In my case, faith was strengthened because I took a year off from preaching. Though I never left a faith community or the disciplines of discipleship, I took time apart to receive the gift of time spent in deeper probing and intentional thinking. Still, it wasn’t a period of quietism, or ceasing all good works and waiting on the Lord to deliver assurance of salvation or Christian sanctification. That’s not quite right, either. We'll never have it all together. Part of the Christian vocation is to act in ways that are beyond your own inclinations and belief structures. "Faith is what someone knows to be true, whether they believe it or not," says Flannery O'Connor. Don't give up on faith; it's a noun and a verb, a gift and a practice.
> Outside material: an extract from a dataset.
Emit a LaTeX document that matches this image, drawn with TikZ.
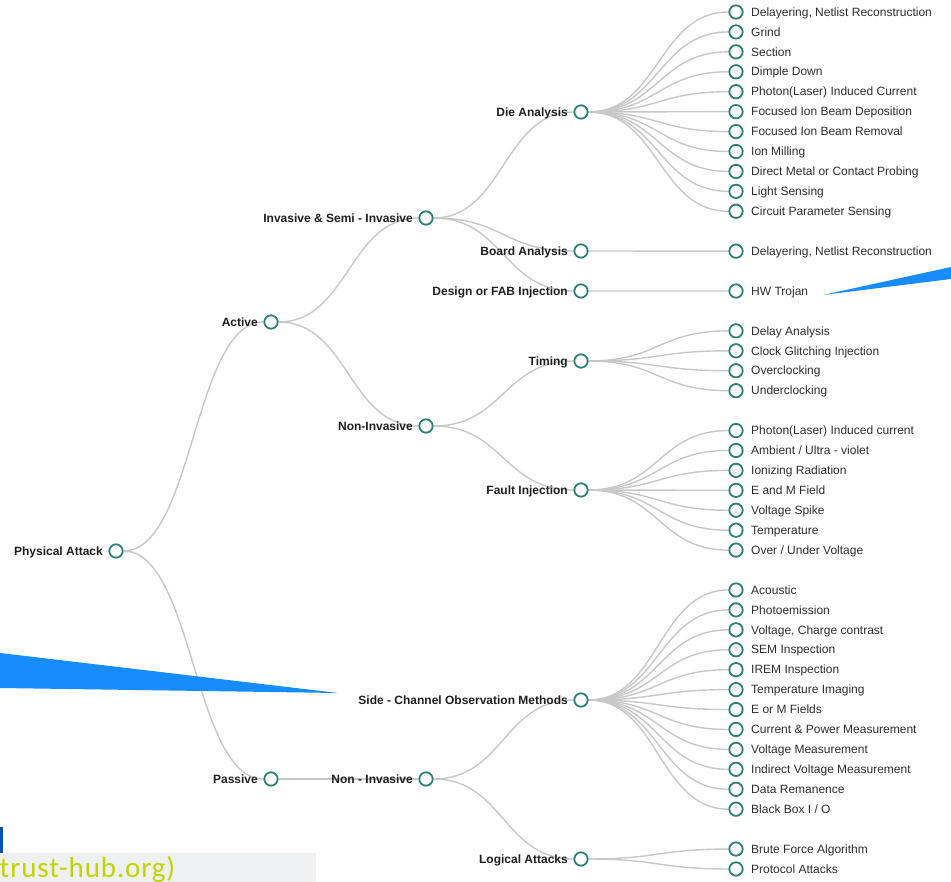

But there’s a difference between practicing the Christian disciplines and standing behind a pulpit trying to summon water from a dried up well each week.
Doubt and distrust aren’t healed with repression, locked away in the basement of a heart, but by opening up windows and airing out thoughts with a community you can trust—the saints of the present and past. It’s the kind of example pastors should set for the laity. In a recent Bible study, we sat down to talk about the Apostle’s Creed and one parishioner asked, “Am I supposed to believe that?” Even better, someone might say—'am I supposed to trust that God?' Maybe. Maybe not. Let’s open up the Scriptures and brew up something more faithful . There are degrees of faith, Wesley later believed, and maybe there are different shades, too.
“When I was young I was sure of everything; in a few years, having been mistaken a thousand times, I was not half so sure of most things as I was before; at present, I am hardly sure of anything but what God has revealed to me."
God longs for us to feel the spirit bear witness to our souls that we are children of God (Rom. 8:16). So what if instead of telling folks to try harder, pastors admit the brokenness and create a space for doubts to float to the surface? We stop telling ourselves, “Preach faith till you have it; and then, because you have it, you will preach faith” and give thanks for the degree of faith that we have, whatever it is, as we press on to greater sanctification by taking time apart when we need it: advocating for more sabbaticals, honoring sabbath rest, creating honest friendships, embarking on a personal leave. The difficulty is that clergy can be punished by their denominations for this kind of transparency, though maybe not explicitly. It’s worth it, even if you don’t climb a rung on the ecclesial ladder, you’ll save your soul.
Or better yet, we can throw away every Christian cliche.